Monday, May 31, 2010


I hate crying. Ok, it's not such a huge revelation, and it's a pretty common feeling, but I really don't like it. What I hate most about it is how it makes me feel. Sure, there's the sense of vulnerablity, the blow to the pride and the fear of loss of control. But really, what I hate most is how it makes me feel physically - the leaky nose, the red, itchy, irritated eyes, the fatigue. It short, it makes me feel icky.


But, I don't mind saying, I've been reduced to tears on more than one occassion over the last few weeks. Usually in the wee hours of the morning, when sleep has been elusive - like on the night of waking 8 times to tend to the need of one of the two kids. Yup, I've looked at frustration, exhaustion, with a hint of despair at 4 am and wondered with all honestly what the heck I got myself into. Even though I knew at the time that it was fatigue, and that in a few hours I would feel better, let me tell you, at 4 am, there is a sense of complete abondonment to the frustration.

I make this revelation, first and foremost, so you can all feel sorry for me and oh, I don't know, deliver baked goods to my house. But the other reason is really to inject some reality into the cyberspace world. I've read the blogs, the books - especially from adoptive parents - and rarely do I read about the utter frustration and helplessness that is all a part of parenting. What I read about mostly is the joy, the elation, the cutseyness. You know, the fairy tale part, tha happily ever after with a little Martha Stewart frosting. I'm not denying the fairy tale feelings exist, nor am I trying to negate the sense of wonder and enjoyment that comes from parenting, but darn it, it's hard, and I don't think there is any shame in admitting it. I think we adoptive parents are especially hard on ourselves for finding the whole parenting adventure to be bloody difficult. After all, we signed up for this. We convinced social workers and governments that we would be ideal parents, and damn it, there can't be anything less than ideal.

But, I'll be the first to admit it, there are moments that are not ideal. There are adjustment issues for all four of us, there are struggles, there is exhaustion. Thankfully, there is also wonder, enjoyment, a coming together and struggles overcome. It's all in the same package - the good, the bad, and the weepy, snotty, leaky ugly.

Now, about the kids. Ren is adjusting a little more each day and his ability to learn astounds us continually. Sleeping, blessedly, is getting better. There have even been some nights where he's slept right through the night and when he does wake-up now, it's usually short lived with minimal wailing. His comprehension seems to leap ahead every single day and his love of trucks knows no end. Most kids have a cuddly, soft toy to sleep with. Ren alternates these days between a school bus and a fire truck.

We have noticed that the first time we do anything - go to a particular restaurant or park, meet someone, undertake an activity, Ren is a little withdrawn and cautious.

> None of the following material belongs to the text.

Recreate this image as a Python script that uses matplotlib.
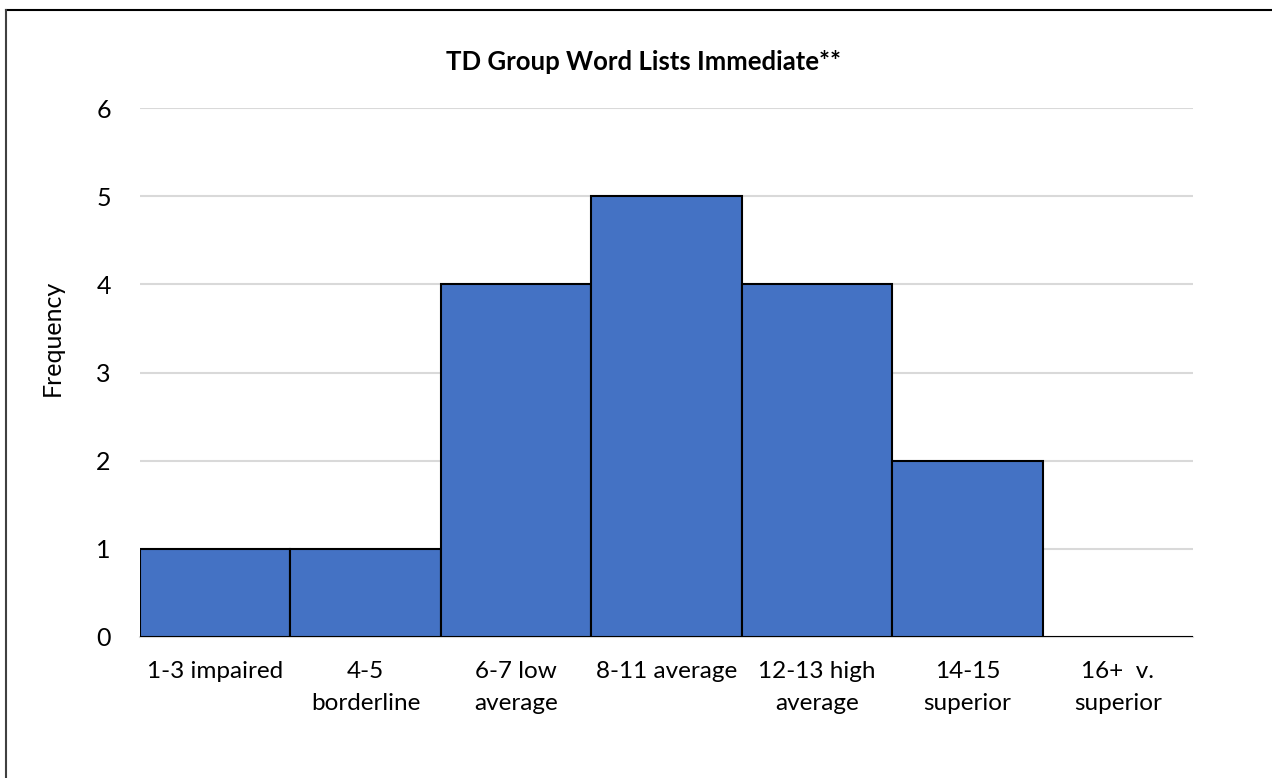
import matplotlib
matplotlib.use("Agg")
import matplotlib.pyplot as plt
from matplotlib.lines import Line2D

categories = ["1-3 impaired", "4-5\nborderline", "6-7 low\naverage", "8-11 average",
              "12-13 high\naverage", "14-15\nsuperior", "16+  v.\nsuperior"]
frequency = [1, 1, 4, 5, 4, 2, 0]
yticks = [0, 1, 2, 3, 4, 5, 6]
title = "TD Group Word Lists Immediate**"

plt.rcParams['font.family'] = ['Lato', 'DejaVu Sans']

fig = plt.figure(figsize=(12.72, 7.78), dpi=100)
ax = fig.add_axes([140/1272, 1-637/778, (1193-140)/1272, (637-108)/778])

x = list(range(len(categories)))
ax.bar(x, frequency, width=1.0, color="#4472C4", edgecolor="black", linewidth=1.5, zorder=3)
ax.set_xlim(-0.5, len(categories)-0.5)
ax.set_ylim(0, 6)
ax.set_yticks(yticks)
ax.set_yticklabels([str(v) for v in yticks], fontsize=18)
ax.set_xticks(x)
ax.set_xticklabels(categories, fontsize=17.5, linespacing=1.65)
ax.tick_params(axis='y', length=0, pad=21)
ax.tick_params(axis='x', length=0, pad=17)
ax.yaxis.grid(True, color="#D9D9D9", linewidth=1.5, zorder=0)
for s in ["top", "right", "left"]:
    ax.spines[s].set_visible(False)
ax.spines["bottom"].set_color("#D9D9D9")
ax.spines["bottom"].set_linewidth(1.5)
ax.set_axisbelow(True)

ax.set_ylabel("Frequency", fontsize=18)
ax.yaxis.set_label_coords((64-140)/1053, (637-338)/529)
fig.text(643/1272, 1-62/778, title, ha="center", va="center", fontsize=18.5, fontweight="bold")

# figure border (top and left)
fig.add_artist(Line2D([5.5/1272, 1], [1-9.5/778, 1-9.5/778], transform=fig.transFigure, color="black", linewidth=1.5))
fig.add_artist(Line2D([5.5/1272, 5.5/1272], [0, 1-9.5/778], transform=fig.transFigure, color="#404040", linewidth=1.5))

fig.savefig("out.png", dpi=100)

The second time, though, he's got full command of the environment and is already telling you want to do and where to go. There is no doubt, he likes to be in charge, but he's starting to get that mom and dad are the alphas and learning to accept it, for the most part.

Kiyomi is settling back into a comfortable routine and seems to be getting used to the new family structure - or at least has resigned herself to it. She's starting to help her brother more and more, and I can start to see the early beginnings of complicity between them. I've no doubt they'll be planning an assault on the cookie jar as soon as Ren figures out what a cookie jar is. A couple of weeks ago started, Kiyomi started soccer once a week and she loves it. She charges around the field sometimes chasing the ball, sometimes just running for the heck of it. Watching 4/5 year olds play soccer is like watching pure abandon in motion. 10 kids become a living single swarm chasing a ball that occassionally pops out from the mass. Kiyomi loves every second of it and finishes her evening happily coated in sweat and a few grass stains.

This up-coming week, we meet with a paediatric cardiologist and, hopefully, get an echo done. We also aim to celebrate Ren's 2nd birthday. I'm thinking a cake shaped like a digger- anyone have any recipes for bright yellow icing?

The parting shot for tonight kinda sums up life around here lately. Good night from Ottawa

1 comment:

K said...

Glad to hear things are settling in. And, oh lord, do I hear you about the desperation in the middle of the night. I remember those days, and they lasted far longer than I ever thought I could survive. But I did.

And you're right about everyone mostly only blogging about the good stuff. On a related note, it's the same with pictures. When I look back on pictures now it looks like life was all sunshine and rainbows. I know that wasn't the case, but I guess I'm just not in the habit of snapping picks of wailing kids. All my pictures show cute little kids smiling. Makes it easy to forget what it was really like.

Anyhow, hope you keep up the blogging. I love following along. And can't wait to meet Ren some day soon, hopefully.